Question

As shown in the figure, a conducting rod with a linear mass density of 0.0395 kg/m is suspended by two flexible wires of negligible mass in a uniform magnetic field directed into the page. A power supply is used to send a current through the rod such that the tension in the support wires is zero.

(a) If the magnitude of the magnetic field is 3.70 T, determine the current in the conducting rod.

(b) Determine the direction of the current in the conducting rod.

to the left or to the right   

Answer 1

The magnetic force on a current carrying conductor in a magnetic field is given as follows:

$$ \begin{aligned} \vec{F} &=I(\vec{L} \times \vec{B}) \\ &=(B I L \sin \theta) \hat{n} \end{aligned} $$

Here, direction of \(\vec{L}\) is along the direction of current and direction of \(\hat{n}\) is direction of force vector.

(a)

Since, direction of magnetic field is perpendicular to the direction of current.
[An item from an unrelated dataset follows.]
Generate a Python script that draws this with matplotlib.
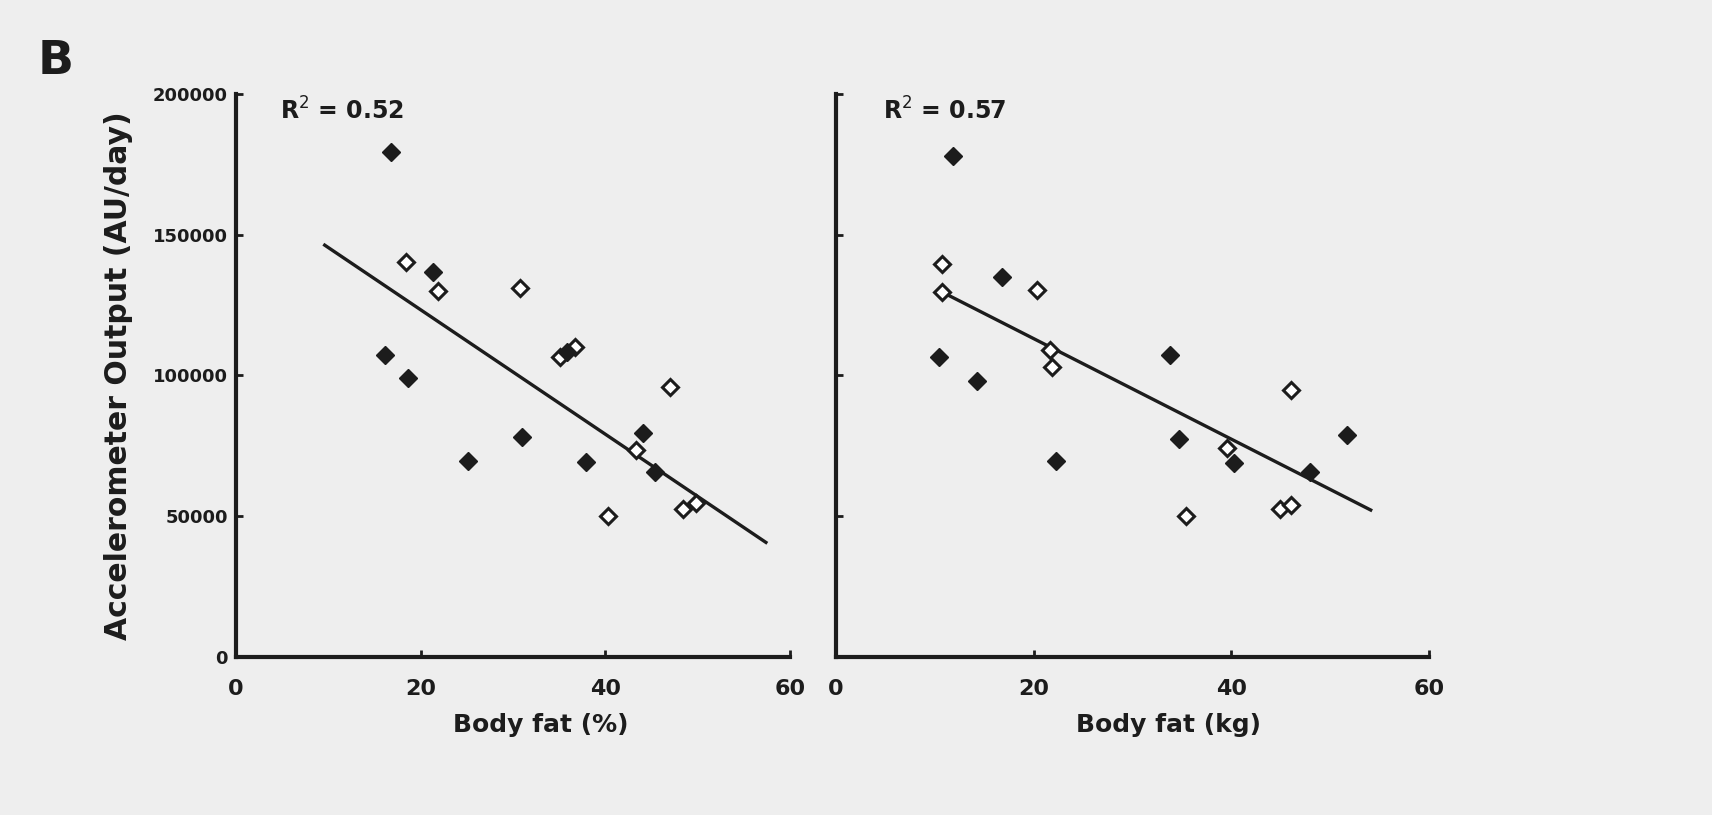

The value of \(\theta\) is \(90^{\circ}\).

The magnitude of magnetic force on the wire is equal to the gravitational force on the wire.

Therefore,

\(B I L \sin \theta=m g\)

Rearrange for \(\underline{\underline{L}}\)

\(I=\frac{m g}{B L \sin \theta}\)

\(=\left(\frac{g}{B \sin \theta}\right)\left(\frac{m}{L}\right)\)

$$ =\left(\frac{9.8 \mathrm{~m} / \mathrm{s}^{2}}{(3.70 \mathrm{~T})\left(\sin 90^{\circ}\right)}\right)(0.0395 \mathrm{~kg} / \mathrm{m}) $$

\(=0.105 \mathrm{~A}\)

Therefore, current in the wire is \(0.105 \mathrm{~A}\)

(b)

The direction of the force must be upward, and it will be the direction of cross product of length vector and direction of magnetic field.

Since, the direction of magnetic field is into the page. The direction of current must be towards right.